そんなわけで、てくてく歩いてたどり着いた空港の端っこに、トロピカルガーデンがつくられていて、その脇に、日本の居酒屋的なレストランがあるではありませんか。写真付きメニューがあって、ラーメン、焼きそば、たこ焼きなどがありました。基本的に、国内外どこに行っても、現地の料理、現地の産物を食べることにしているカピバラ。だってそれが一番おいしい。だからそれまで、ずっと現地食を味わい、「何を食べてもおいしいな」と満足して過ごしていました。が、こころのどこかにラーメンへの憧憬が芽生え始めていたようです。
カピバラ一行、吸い込まれるように、まったくお客さんのいないこの店に入り、メニューを見てなんか幸せな気持ちになっていきました。
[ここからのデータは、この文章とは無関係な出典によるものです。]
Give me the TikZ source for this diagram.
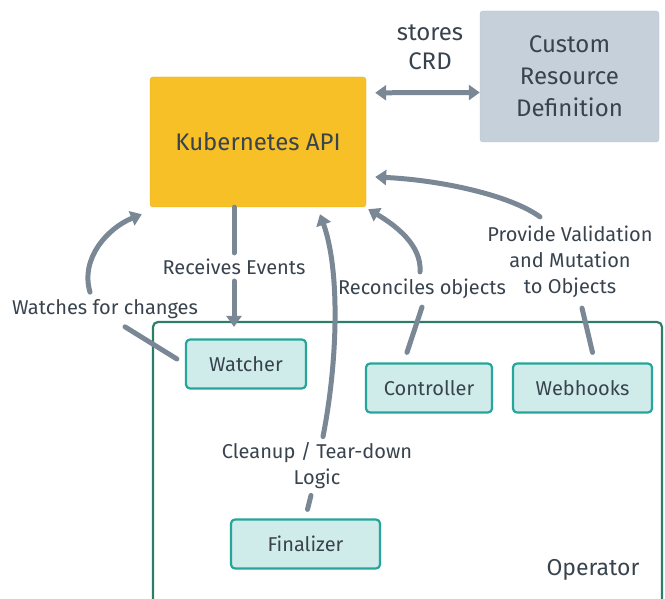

英語の解説を読むと、「豚骨スープ」「辛味スープ」「チキン醤油スープ」とスープの味の種類もたくさんあります。ということで、豚骨スープのラーメンを頼んだ同僚たち。カピバラは焼きそばなどという日本ではほとんど食べないジャンクなものを頼みました。
いよいよラーメンがやって来ました。白く濁ったスープに、豚骨の味を期待して食欲中枢が刺激され、にこにこスープを口に運ぶ。と「これ、なんかちがう」「豚骨スープの味じゃない。見た目は豚骨だけど」としょんぼりしたお顔になる同僚。味見させてもらうとそれはなんと、カルボナーラ味でござったよ。
期待が大きい分、失望も大きいもの。脳内が豚骨スープの準備体制に入っているのに、やってきた味覚刺激がカルボナーラという状況に、同僚の脳内処理が間に合ってないみたい。「こういうのをコスメティックラーメンっていうんだね。コスメティックIPEって言葉があるけどね」とまとめに入るカピバラ。IPE業界のジャーゴンとして有名なコスメティックIPE。やっていることは一見IPEなんだけど、そこに相互作用やリスペクトなどなく、業務分担の(多くの場合、殺伐とした)話し合いに終始するようなIPEのことをそう言うんですけども。
ま、他のメニューも同じような感じでした。見た目がよくできているぶん、期待を裏切られた感がいや増す状況で、のちのち、カピバラ一行の中で、“ドーハの悲劇”として語り継がれることになるのでした。
カピバラが感じ入ったのは、同僚たちのたくましさといいますか、包摂性の高さです。黙々と食べ続けているうちに、「これはこれでおいしいような気がする」「ラーメンだと思うとダメなんです。カルボナーラだと思うといける」と皆さん、完食していらっしゃいました。瞬時に脳内バグを修正し、状況を受け入れ、かつ楽しむ。このメンタルは海外出張に不可欠なものであることよ、と貴重な教訓を得たのでした。